Just as important, finish all sides as your chosen product requires. That includes the underside, ends, and cut edges. People naturally focus on the visible top face, but wood responds to moisture from every direction. A balanced finish schedule helps the top behave more consistently.
Finish options for an unfinished butcher block countertop
There is no universal best finish for every project. The right one depends on how you use the surface.
For true food-prep areas where the wood itself may function as a cutting surface, many people choose mineral oil or a butcher block oil system. This gives a natural look and is easy to refresh, but it requires ongoing maintenance. Water spots, drying, and wear are part of the deal. If you want low maintenance, this may not be your favorite option.
For kitchen counters that are not intended to be chopped on directly, a hardwax oil or a film-building finish can make more sense. Hardwax oils keep a more natural feel while offering better water resistance than simple oil alone. Film finishes like polyurethane provide stronger surface protection, especially against spills and staining, but they create more of a sealed coating on top of the wood. Some homeowners love that durability. Others prefer the softer, more tactile feel of oil-based systems.
The key is to be honest about your habits. If your household is hard on surfaces, choose protection first. If the top is more about warmth and appearance than daily abuse, a natural-looking finish may be the better match.
Common mistakes to avoid
Most butcher block problems are not wood problems. They are installation and finishing problems.

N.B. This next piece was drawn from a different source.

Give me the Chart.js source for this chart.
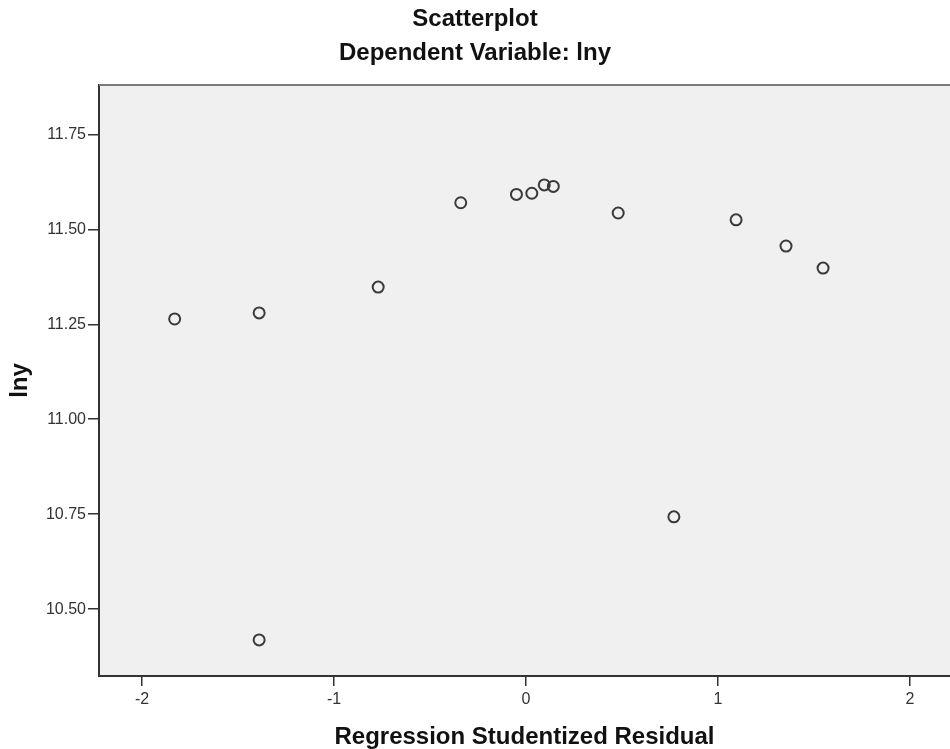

One common mistake is placing an unfinished top into service too early. Even a good finish needs the right cure time. Another is treating a wood countertop like a stone slab. Wood is durable, but it is still a natural material. Standing water around a sink, poor support over long spans, and direct heat from pans can shorten its life.
Another issue is choosing the wrong finish for the job. Food-safe oils are great in some uses and frustrating in others. Heavy film finishes protect well, but they are harder to spot-repair if damaged. There is always a trade-off between ease of maintenance, look, and toughness.
Custom sizing makes unfinished tops even more practical
Unfinished wood tops are especially useful when your project is not standard. Older homes, built-in nooks, oversized islands, and furniture-style installations rarely match off-the-shelf dimensions. A made-to-order top gives you the correct length, width, thickness, and edge style from the start.
That means less site modification and a cleaner final fit. It also means you can choose a finish after seeing the top in your actual lighting, next to your cabinet color, flooring, and wall paint. That kind of control is hard to get with mass-produced stock pieces.
At Tooill Cabinets, that is a big part of the value. A handcrafted wood surface built to your measurements gives you a stronger starting point before the final finish ever goes on.
Is unfinished the right choice for you?
If you want fast, no-fuss installation, prefinished may be the easier road. If you want more say in the final look, need custom sizing, or care about getting the finish exactly right for your room, an unfinished butcher block countertop is often the better option.
It asks for a little more patience, but it also gives you something big-box surfaces usually cannot: a wood top that looks like it belongs in your home because it was finished for your home. Start with the way you actually live, and the right choice gets much easier.